Les questions budgétaires, des ressources et les choix de l’entreprise font l’objet d’âpres débats et discussions. Notamment si les baisses de budget induisent un risque de compétitivité à long terme et ce en particulier des secteurs en croissance. Par exemple, nous comparons avec des secteurs semblables et adjacents et nous formulons des propositions alternatives.

Quels sont les principes d’une bonne négociation selon vous ?

Nous tentons de réévaluer le télétravail, qui devrait être renforcé et plus adapté aux besoins de chacun des salariés

Chez Orange, nous avons ouvert les négociations sur l’accord télétravail en décembre 2021 et elles devraient se terminer à la fin du mois d’avril 2022. Nous tentons de réévaluer le télétravail, qui devrait être renforcé et plus adapté aux besoins de chacun des salariés.

Dans ce cadre, il s’agit de :

  • déterminer la cible la plus favorable pour les salariés ;
  • comprendre les enjeux de l’entreprise dans un modèle d’organisation du travail hybride ;
  • travailler sur la mise en œuvre des dispositions, en prenant en compte la culture de l’entreprise et son fonctionnement. Et ce, une fois que toutes les contraintes sont définies. Il ne faut pas que le cadre soit trop spécifique et rigide, sinon cela deviendra inapplicable par le management. Par exemple, dans le cadre de la négociation sur le télétravail, nous regardons les pratiques dans les autres entreprises, y compris à l’international, pour en tirer des enseignements principaux.
  • se limiter la durée des négociations. En effet, les salariés sont dans l’attente de nouvelles dispositions et cet entre-deux, dans le cas d’accords structurants, notamment sur l’organisation du travail ou la GPEC, peut être perturbant ou susciter des inquiétudes.

Comment percevez-vous l’évolution des IRP ?

nous avons perdu une forme de connaissance du terrain et cela rend plus complexe l’écoute des salariés qui reste pour moi fondamentale pour guider l’action et créer du droit par la négociation

Au niveau de l’entreprise, il me semble que les prérogatives du CHSCT étaient fortes et permettaient à la fois de s’assurer du respect de la règlementation et d’accompagner l’amélioration des conditions de travail.

Ce travail du CHSCT était précis et efficace dans le suivi des salariés en situation de mal-être. L’entreprise était obligée d’aborder les sujets et nous parvenions à régler les problèmes dans 80 % des cas.
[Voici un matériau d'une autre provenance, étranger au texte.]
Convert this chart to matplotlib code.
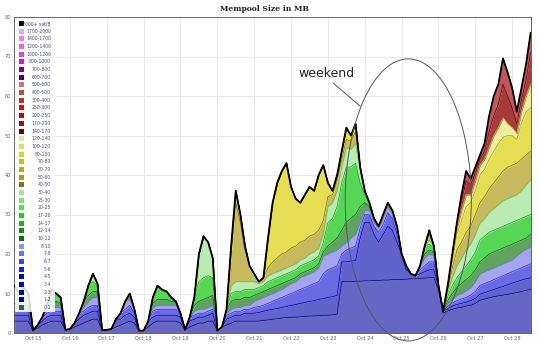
import numpy as np
import matplotlib
matplotlib.use('Agg')
import matplotlib.pyplot as plt
from matplotlib.patches import Ellipse, Rectangle

# samples every 3 hours, x = day of October
day_start, day_step = 14.5, 0.125

total = [12, 10, 11.5, 10,
         0.6, 2, 4, 7, 11, 10, 9, 0.8,
         1, 2.5, 5, 8, 12, 15, 12.5, 0.7,
         0.8, 1, 3.5, 5, 8, 10, 6, 0.6,
         0.6, 3, 9, 12, 11, 10.5, 9, 8,
         5, 0.8, 4, 9, 20, 24.5, 23, 19,
         0.6, 1.5, 6, 22, 36, 30, 22, 17,
         15, 13, 14, 24, 33, 38, 41, 43,
         37, 34, 33, 35, 37, 36, 40, 42.5,
         38, 36, 40, 46, 52, 50, 53, 42,
         36, 33, 29, 27, 30, 33, 31, 27,
         20, 17, 15, 14.5, 17, 22, 26, 22,
         12, 5.5, 12, 20, 28, 35, 41, 39,
         42, 45, 48, 55, 60, 63, 69.5, 66,
         62, 56, 62, 68, 76]

# upper edge of each fee band (MB, stacked); 0 = band reaches the top line
top_1_2 = [3, 3, 3, 3,
           0, 1.2, 2, 2.5, 3, 3, 3, 0,
           0, 1.5, 2, 2.5, 3, 3.5, 3.5, 0,
           0, 0, 1.5, 2, 2.5, 3, 2.5, 0,
           0, 1.5, 2.5, 3, 3, 3, 3, 3,
           2.5, 0, 1.5, 2, 2.5, 2.5, 3, 3,
           0, 0, 2, 2.5, 3, 3, 3, 3,
           3, 3, 3.2, 3.3, 3.5, 3.6, 3.8, 3.9,
           4, 4, 4.1, 4.2, 4.3, 4.3, 4.4, 4.5,
           4.5, 4.6, 4.8, 13, 13, 13, 13.1, 13.1,
           13.2, 13.2, 13.3, 13.3, 13.4, 13.4, 13.5, 13.5,
           13.6, 13.6, 13.7, 13.7, 13.8, 13.9, 14, 14,
           11, 5, 5.6, 6, 6.3, 6.5, 6.8, 7,
           7.5, 8.3, 8.6, 8.9, 9.2, 9.4, 9.6, 9.8,
           10, 10.2, 10.5, 10.8, 11]
top_2_6 = [4.5, 4.5, 4.5, 4.5,
           0, 0, 3, 4, 4.5, 4.5, 4.5, 0,
           0, 0, 3.5, 4.5, 5, 5.5, 5.5, 0,
           0, 0, 0, 3.5, 4.5, 5, 4, 0,
           0, 0, 4, 4.5, 4.5, 4.5, 4.5, 4.5,
           4, 0, 3, 3.5, 4, 4, 4.5, 5,
           0, 0, 3.5, 4, 4.5, 4.5, 5, 5,
           5, 5.2, 5.5, 5.8, 6, 6.2, 6.5, 6.7,
           7, 7.2, 7.5, 7.7, 8, 8.2, 8.5, 8.7,
           9, 9.2, 9.5, 18, 18, 18.2, 18.3, 24,
           28, 28, 25, 23, 25, 27, 26, 23,
           19.8, 16, 0, 0, 15, 15.5, 16, 16,
           0, 0, 6.2, 6.8, 7.2, 7.5, 7.8, 8.2,
           8.8, 9.8, 10.2, 10.6, 11, 11.4, 11.8, 12.2,
           12.6, 13, 13.4, 13.7, 14]
top_6_8 = [5.5, 5.5, 5.5, 5.5,
           0, 0, 0, 5, 5.5, 5.5, 5.5, 0,
           0, 0, 0, 5.5, 6.5, 7, 7, 0,
           0, 0, 0, 0, 6, 7, 5, 0,
           0, 0, 5.5, 6, 6, 6, 6, 6,
           0, 0, 0, 4.5, 5, 5, 5.5, 6,
           0, 0, 4.5, 5, 5.5, 5.5, 6, 6,
           6.5, 6.7, 7, 7.5, 8, 8.5, 9, 9.5,
           10, 10.5, 11, 11.5, 12, 12.5, 13, 15,
           16, 16.5, 17, 20, 21, 21.5, 22, 26.5,
           30, 30, 27, 25.5, 27.5, 30.5, 29, 25,
           0, 0, 0, 0, 16, 17, 18, 18,
           0, 0, 6.8, 7.6, 8.2, 8.6, 9, 9.6,
           10.5, 12, 12.5, 13, 13.5, 14, 14.5, 15,
           15.5, 16, 16.5, 17, 17.5]
top_8_10 = [6, 6, 6, 6,
            0, 0, 0, 6, 6.5, 6.5, 6.5, 0,
            0, 0, 0, 6.5, 8, 9, 9, 0,
            0, 0, 0, 0, 0, 8.5, 0, 0,
            0, 0, 6.5, 7, 7, 7, 7, 7,
            0, 0, 0, 5.5, 6, 6, 6.5, 7,
            0, 0, 5, 6, 6.5, 6.5, 7, 7,
            8, 8.5, 9, 9.5, 10, 10.5, 11, 11.8,
            12.5, 13, 14, 14.5, 15, 15.5, 16.5, 19.5,
            20, 20.5, 21, 22, 23, 24, 25, 28,
            31, 31, 28, 26.5, 29, 32, 30, 26,
            0, 0, 0, 0, 0, 19, 20, 19.5,
            0, 0, 7.4, 8.5, 9.5, 10, 10.7, 11.5,
            13, 15, 15.5, 16, 16.5, 17, 17.5, 18,
            18.5, 19.5, 20.5, 21.2, 21.8]
top_10_14 = [7.5, 7, 7, 7,
             0, 0, 0, 0, 8, 8, 7.5, 0,
             0, 0, 0, 0, 9.5, 10.5, 10.5, 0,
             0, 0, 0, 0, 0, 0, 0, 0,
             0, 0, 7.5, 8.5, 8.5, 8.5, 8, 0,
             0, 0, 0, 7, 8, 8.5, 9, 9.5,
             0, 0, 0, 8, 8.5, 8.5, 9, 9,
             9.5, 10, 10.5, 11, 11.5, 12, 12.5, 13,
             13.5, 14, 15, 15.5, 16, 16.5, 17.5, 20.5,
             22, 23, 24, 26, 28, 29, 30, 32,
             33, 32, 0, 0, 0, 0, 0, 0,
             0, 0, 0, 0, 0, 20, 21, 20.5,
             0, 0, 8.2, 10, 11.5, 12.5, 13.5, 14.5,
             16, 18, 19, 20, 20.5, 21, 21.5, 22,
             22.5, 23, 23.5, 24, 25]
top_14_25 = [0, 0, 0, 0,
             0, 0, 0, 0, 0, 0, 0, 0,
             0, 0, 0, 0, 0, 13, 12, 0,
             0, 0, 0, 0, 0, 0, 0, 0,
             0, 0, 0, 0, 0, 0, 0, 0,
             0, 0, 0, 0, 13, 14, 14.5, 14,
             0, 0, 0, 10, 10.5, 10.5, 11, 11,
             11, 11.5, 12, 13, 13.5, 14, 14.5, 15,
             15.5, 16, 17, 17.5, 18, 18.5, 19.5, 23,
             28, 29, 32, 38, 42, 42, 43, 38,
             35, 0, 0, 0, 0, 0, 0, 0,
             0, 0, 0, 0, 0, 0, 22.5, 21.5,
             0, 0, 9.2, 12, 14, 15.5, 17, 18.5,
             20.5, 23.5, 24.5, 25.5, 26, 26.5, 27, 27.5,
             28, 28.5, 29, 29.5, 30]
top_25_40 = [0] * 44 + [
             0, 0, 0, 12, 13, 13, 13, 13,
             13, 12.5, 13, 14.5, 15, 15.5, 16, 16.5,
             17, 17.5, 18.5, 19, 20, 20.5, 21.5, 25,
             32, 33, 36, 42, 47, 46.5, 48, 41,
             0, 0, 0, 0, 0, 0, 0, 0,
             0, 0, 0, 0, 0, 0, 23.5, 0,
             0, 0, 10.2, 14, 17, 19, 21, 22.5,
             25, 27.8, 29, 30.5, 31.5, 32.5, 33.5, 34,
             34.5, 35, 36, 37.5, 38.7]
top_40_60 = [0] * 44 + [
             0, 0, 0, 20, 33, 28, 21, 0,
             0, 0, 0, 16.5, 18, 19, 20, 20.5,
             21.5, 22, 23, 23.5, 24.5, 25, 26, 28.5,
             34.5, 35, 38.5, 44, 49, 48.5, 51, 0,
             0, 0, 0, 0, 0, 0, 0, 0,
             0, 0, 0, 0, 0, 0, 25, 0,
             0, 0, 11, 16.5, 21, 23, 25.5, 27,
             30, 33, 34.5, 36.5, 38, 39.5, 41, 42,
             42.5, 43, 44, 45, 46]
top_60_100 = [0] * 92 + [
              0, 0, 11.5, 18.5, 25, 28.5, 32, 33,
              36, 40, 41.5, 44, 46, 48, 49.5, 50,
              50, 49, 53, 56, 57]
top_100_140 = [0] * 92 + [
               0, 0, 11.8, 19.2, 26.5, 31, 35, 35,
               38.5, 42.5, 44, 47, 50, 52, 54.5, 53,
               52, 50.5, 56, 60, 63]
top_140_250 = [0] * 92 + [
               0, 0, 0, 0, 27.5, 33.5, 38.5, 37.5,
               40.5, 44, 46, 51, 55, 58, 63, 60,
               57, 53, 59, 64, 71]

band_fill = ['#6666c4', '#6262cc', '#6a6ae4', '#a4a4f0', '#5fa35f', '#55d655',
             '#b8ecb2', '#c6b95e', '#e6de52', '#eeee9c', '#a83a3a', '#c05858']
band_line = ['#000080', '#0000a8', '#2828d8', '#7070e0', '#106010', '#10a010',
             '#60c060', '#707010', '#a0a010', '#c8c850', '#600010', '#900020']

legend_labels = ['2000+ sat/B', '1700-2000', '1400-1700', '1200-1400', '1000-1200',
                 '800-1000', '700-800', '600-700', '500-600', '400-500', '300-400',
                 '250-300', '200-250', '170-200', '140-170', '120-140', '100-120',
                 '80-100', '70-80', '60-70', '50-60', '40-50', '30-40', '25-30',
                 '20-25', '17-20', '14-17', '12-14', '10-12', '8-10', '7-8', '6-7',
                 '5-6', '4-5', '3-4', '2-3', '1-2', '0-1']
legend_colors = ['#000000', '#f0a0f0', '#f080f0', '#e860e8', '#e040e0', '#c020c0',
                 '#800080', '#500050', '#d07080', '#c84848', '#c82828', '#d01020',
                 '#a01020', '#901020', '#600010', '#e0e8a0', '#d8e060', '#d0d830',
                 '#c0c020', '#b0b020', '#a0a020', '#807020', '#a0e0a0', '#80e080',
                 '#50e050', '#20d020', '#20b020', '#109010', '#107010', '#9090f0',
                 '#7070e8', '#4040e0', '#2020d0', '#0000c0', '#0000b0', '#000098',
                 '#000080', '#505050']

tot = np.array(total, dtype=float)
days = day_start + day_step * np.arange(len(tot))
lev = np.array([top_1_2, top_2_6, top_6_8, top_8_10, top_10_14, top_14_25,
                top_25_40, top_40_60, top_60_100, top_100_140, top_140_250], dtype=float)
absent = np.cumsum(lev == 0, axis=0) > 0
lev = np.where(absent, tot, np.minimum(lev, tot))
lev = np.maximum.accumulate(lev, axis=0)
bounds = np.vstack([np.zeros_like(tot), lev, tot])

W, H = 540, 348
fig = plt.figure(figsize=(W / 100, H / 100), dpi=100)
ax = fig.add_axes([14 / W, 15 / H, 517 / W, 316 / H])

for k in range(len(band_fill)):
    ax.fill_between(days, bounds[k], bounds[k + 1], facecolor=band_fill[k],
                    edgecolor=band_fill[k], lw=0.2, zorder=2)
for k in range(len(band_fill)):
    ax.plot(days, bounds[k + 1], color=band_line[k], lw=0.5, zorder=3)
ax.plot(days, tot, color='black', lw=1.3, zorder=4)

ax.set_xlim(14.484, 28.51)
ax.set_ylim(0, 80)
ax.set_xticks(range(15, 29))
ax.set_xticklabels(['Oct %d' % d for d in range(15, 29)])
ax.set_yticks(range(0, 81, 10))
ax.tick_params(length=0, labelsize=3.6, colors='#666666', pad=2)
ax.grid(color='#e6e6e6', lw=0.6)
ax.set_axisbelow(True)
for s in ax.spines.values():
    s.set_color('#666666')
    s.set_linewidth(0.7)

fig.text(264 / W, 1 - 9 / H, 'Mempool Size in MB', ha='center', va='center',
         family='DejaVu Serif', weight='bold', fontsize=5.5, color='#222222')

# weekend annotation
ax.add_patch(Ellipse((25.18, 33.7), 3.42, 71.4, fill=False, ec='#555555',
                     lw=0.7, clip_on=False, zorder=5))
ax.plot([23.14, 23.87], [63.3, 57.5], color='#555555', lw=0.7, zorder=5)
ax.text(22.95, 65.8, 'weekend', ha='center', va='center', fontsize=9,
        color='#222222', zorder=5)

# legend box
fig.patches.append(Rectangle((15 / W, 1 - 312 / H), 40 / W, 294 / H,
                             transform=fig.transFigure, facecolor='white',
                             alpha=0.85, edgecolor='none', zorder=5))
for k, (lab, col) in enumerate(zip(legend_labels, legend_colors)):
    yc = 23.5 + k * 7.68
    fig.patches.append(Rectangle((19 / W, 1 - (yc + 2.5) / H), 5 / W, 5 / H,
                                 transform=fig.transFigure, facecolor=col,
                                 edgecolor='none', zorder=6))
    fig.text(51 / W, 1 - yc / H, lab, ha='right', va='center', fontsize=3.3,
             color='#4a4a7a', zorder=6)

fig.savefig('out.png', dpi=100)
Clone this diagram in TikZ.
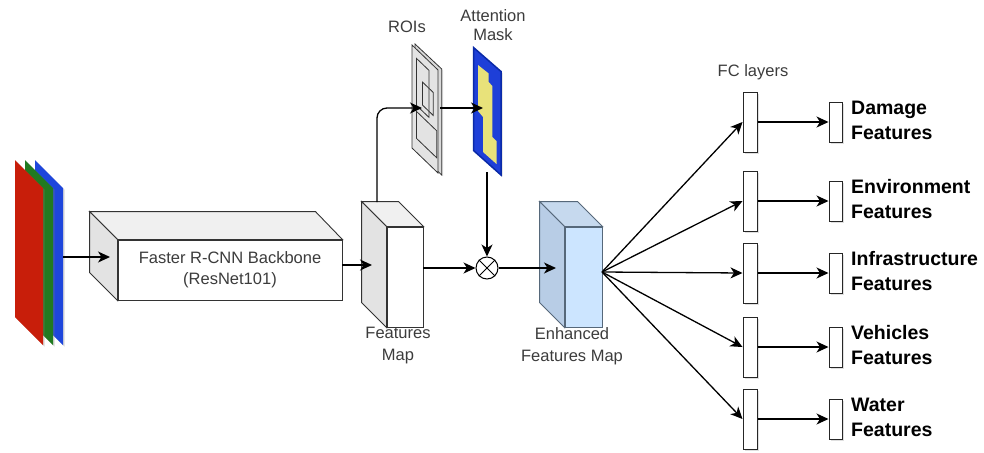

Or aujourd’hui, le CSE a une place centrale et traite de sujets très variés, ce qui alourdit la charge de travail et dilue la capacité d’agir.

Par conséquent, les CSE durent jusqu’à 3 ou 4 jours. Le travail des représentants du personnel est vraiment difficile à mettre en œuvre : nous avons perdu une forme de connaissance du terrain et cela rend plus complexe l’écoute des salariés qui reste pour moi fondamentale pour guider l’action et créer du droit par la négociation. De fait, la qualité du dialogue et des négociations peut s’en trouver affecter.

Pour éviter cet écueil, il est primordial de définir les priorités de l’action syndicale et de focaliser son action. Garder comme boussole les attentes des salariés et développer des outils d’écoute et de recueil de leurs avis sont les seules possibilités de mener une action conforme à la réalité vécue.